— Begin Extracted records —

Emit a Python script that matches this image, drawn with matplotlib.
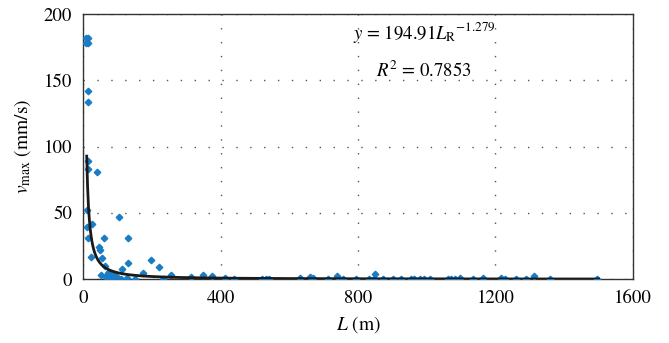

— End Extracted records —
— Begin Extracted records —

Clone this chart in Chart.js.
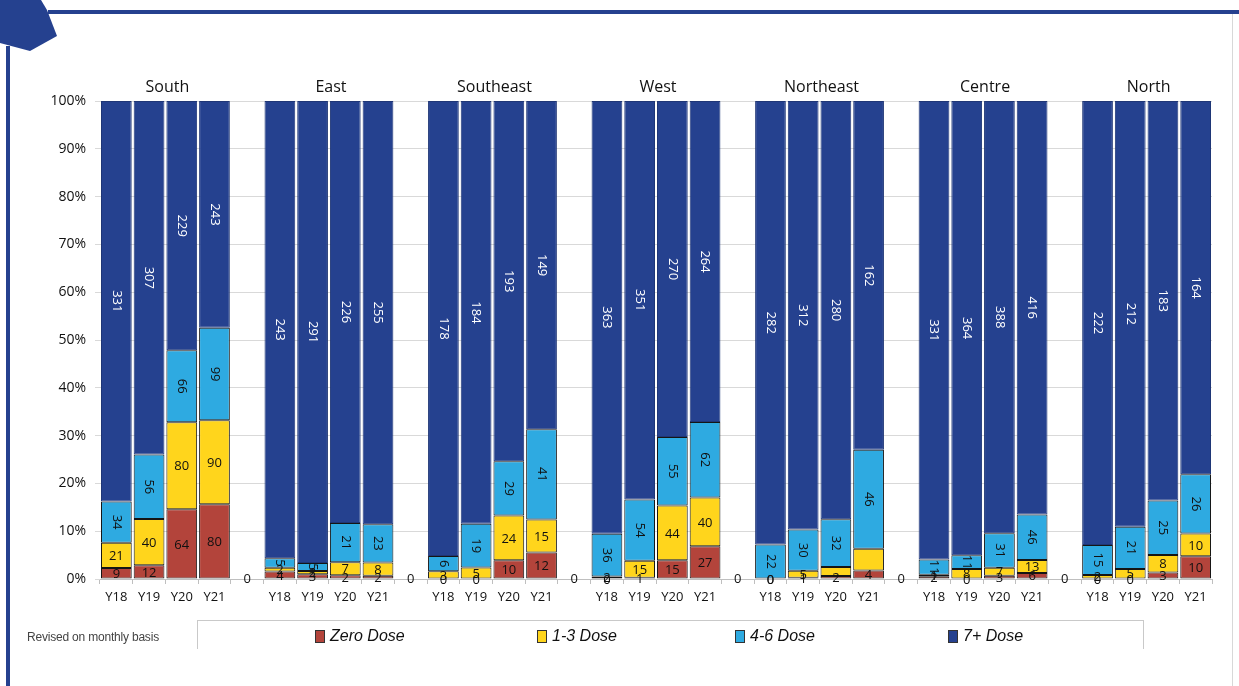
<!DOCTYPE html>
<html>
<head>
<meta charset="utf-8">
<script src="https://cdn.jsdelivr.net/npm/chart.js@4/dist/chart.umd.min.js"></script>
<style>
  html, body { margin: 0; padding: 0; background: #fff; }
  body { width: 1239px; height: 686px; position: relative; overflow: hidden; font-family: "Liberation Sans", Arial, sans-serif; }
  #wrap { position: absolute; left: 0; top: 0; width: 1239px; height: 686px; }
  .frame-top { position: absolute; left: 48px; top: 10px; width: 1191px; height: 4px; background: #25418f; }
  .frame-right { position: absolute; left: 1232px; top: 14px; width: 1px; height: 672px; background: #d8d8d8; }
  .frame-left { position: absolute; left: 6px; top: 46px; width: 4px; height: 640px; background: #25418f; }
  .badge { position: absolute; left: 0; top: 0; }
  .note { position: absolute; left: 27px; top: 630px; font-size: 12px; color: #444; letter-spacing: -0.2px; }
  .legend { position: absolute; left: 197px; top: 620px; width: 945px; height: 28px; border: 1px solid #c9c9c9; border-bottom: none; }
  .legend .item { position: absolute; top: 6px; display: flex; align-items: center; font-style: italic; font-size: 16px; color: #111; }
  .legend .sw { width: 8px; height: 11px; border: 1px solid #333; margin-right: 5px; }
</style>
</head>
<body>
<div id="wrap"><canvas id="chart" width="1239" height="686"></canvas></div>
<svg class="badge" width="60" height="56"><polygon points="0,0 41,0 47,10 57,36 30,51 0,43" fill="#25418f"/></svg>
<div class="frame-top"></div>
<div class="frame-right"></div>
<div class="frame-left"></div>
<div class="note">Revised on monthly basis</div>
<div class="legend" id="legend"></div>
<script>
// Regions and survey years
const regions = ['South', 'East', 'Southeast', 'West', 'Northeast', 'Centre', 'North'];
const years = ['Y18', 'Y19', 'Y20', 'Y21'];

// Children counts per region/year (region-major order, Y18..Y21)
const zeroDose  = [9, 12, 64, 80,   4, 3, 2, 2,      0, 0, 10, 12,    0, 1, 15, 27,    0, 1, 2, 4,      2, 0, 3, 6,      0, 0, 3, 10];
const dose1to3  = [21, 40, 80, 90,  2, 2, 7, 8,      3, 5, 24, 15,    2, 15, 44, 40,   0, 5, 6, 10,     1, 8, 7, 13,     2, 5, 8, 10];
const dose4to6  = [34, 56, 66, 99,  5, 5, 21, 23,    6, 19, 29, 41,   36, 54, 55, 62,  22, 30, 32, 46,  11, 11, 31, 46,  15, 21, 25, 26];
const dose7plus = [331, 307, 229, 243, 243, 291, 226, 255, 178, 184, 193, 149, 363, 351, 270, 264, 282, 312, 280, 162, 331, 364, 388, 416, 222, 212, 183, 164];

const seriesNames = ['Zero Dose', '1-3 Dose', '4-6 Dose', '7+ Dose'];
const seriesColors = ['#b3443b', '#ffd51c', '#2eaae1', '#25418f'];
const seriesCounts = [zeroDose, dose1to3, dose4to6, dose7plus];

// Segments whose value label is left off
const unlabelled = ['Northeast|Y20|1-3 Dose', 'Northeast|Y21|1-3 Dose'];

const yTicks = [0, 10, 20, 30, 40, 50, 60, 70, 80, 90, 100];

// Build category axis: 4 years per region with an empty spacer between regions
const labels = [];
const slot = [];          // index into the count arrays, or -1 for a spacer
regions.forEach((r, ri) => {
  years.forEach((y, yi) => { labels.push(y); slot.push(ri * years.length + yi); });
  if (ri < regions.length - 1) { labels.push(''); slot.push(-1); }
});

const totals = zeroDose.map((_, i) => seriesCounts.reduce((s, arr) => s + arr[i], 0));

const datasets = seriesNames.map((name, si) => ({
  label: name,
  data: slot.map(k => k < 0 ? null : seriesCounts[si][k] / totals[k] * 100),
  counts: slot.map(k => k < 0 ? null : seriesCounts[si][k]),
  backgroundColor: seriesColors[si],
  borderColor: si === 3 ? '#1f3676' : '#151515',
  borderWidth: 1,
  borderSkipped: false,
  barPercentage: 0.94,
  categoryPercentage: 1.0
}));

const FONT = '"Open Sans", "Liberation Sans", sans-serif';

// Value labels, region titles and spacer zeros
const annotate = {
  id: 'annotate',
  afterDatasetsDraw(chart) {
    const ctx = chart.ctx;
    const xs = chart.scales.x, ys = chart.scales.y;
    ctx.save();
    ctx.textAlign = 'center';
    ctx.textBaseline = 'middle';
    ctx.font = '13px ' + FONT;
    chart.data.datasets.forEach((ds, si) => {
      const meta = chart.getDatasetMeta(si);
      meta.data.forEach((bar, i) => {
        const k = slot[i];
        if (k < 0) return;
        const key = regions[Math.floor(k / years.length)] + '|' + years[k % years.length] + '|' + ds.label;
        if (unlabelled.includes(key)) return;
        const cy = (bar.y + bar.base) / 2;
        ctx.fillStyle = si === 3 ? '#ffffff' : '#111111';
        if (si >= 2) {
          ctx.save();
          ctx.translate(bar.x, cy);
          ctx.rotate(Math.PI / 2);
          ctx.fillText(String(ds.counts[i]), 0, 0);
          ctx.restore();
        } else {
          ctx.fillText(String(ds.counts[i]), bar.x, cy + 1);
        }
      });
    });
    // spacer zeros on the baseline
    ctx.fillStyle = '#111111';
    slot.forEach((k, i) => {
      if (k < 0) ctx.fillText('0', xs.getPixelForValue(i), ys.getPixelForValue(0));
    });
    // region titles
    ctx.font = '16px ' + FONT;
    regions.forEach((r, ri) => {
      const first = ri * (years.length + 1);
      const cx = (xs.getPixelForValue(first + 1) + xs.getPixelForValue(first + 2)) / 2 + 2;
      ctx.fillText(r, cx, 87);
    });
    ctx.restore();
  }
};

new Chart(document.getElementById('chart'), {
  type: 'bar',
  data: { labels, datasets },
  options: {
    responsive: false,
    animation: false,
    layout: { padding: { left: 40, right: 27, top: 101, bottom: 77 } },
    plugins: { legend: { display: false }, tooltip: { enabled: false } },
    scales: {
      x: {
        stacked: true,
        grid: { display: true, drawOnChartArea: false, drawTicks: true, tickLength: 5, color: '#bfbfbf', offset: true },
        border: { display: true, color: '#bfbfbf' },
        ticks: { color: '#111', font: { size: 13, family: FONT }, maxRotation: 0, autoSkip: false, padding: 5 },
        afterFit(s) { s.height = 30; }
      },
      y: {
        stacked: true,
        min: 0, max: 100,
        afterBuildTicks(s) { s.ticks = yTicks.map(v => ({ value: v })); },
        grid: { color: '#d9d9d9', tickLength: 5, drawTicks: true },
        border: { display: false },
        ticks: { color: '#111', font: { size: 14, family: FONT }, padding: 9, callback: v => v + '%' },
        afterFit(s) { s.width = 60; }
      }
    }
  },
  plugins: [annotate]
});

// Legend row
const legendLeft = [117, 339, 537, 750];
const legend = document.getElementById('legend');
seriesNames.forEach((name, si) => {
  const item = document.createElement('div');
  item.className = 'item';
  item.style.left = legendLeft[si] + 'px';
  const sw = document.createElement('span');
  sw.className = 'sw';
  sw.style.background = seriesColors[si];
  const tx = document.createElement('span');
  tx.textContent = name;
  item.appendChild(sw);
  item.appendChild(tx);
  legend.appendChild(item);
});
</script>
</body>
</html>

— End Extracted records —

### Goal
Search the listing for the word "this". Copy every line in which it occurs.

### Worked answer
Emit a Python script that matches this image, drawn with matplotlib.
Clone this chart in Chart.js.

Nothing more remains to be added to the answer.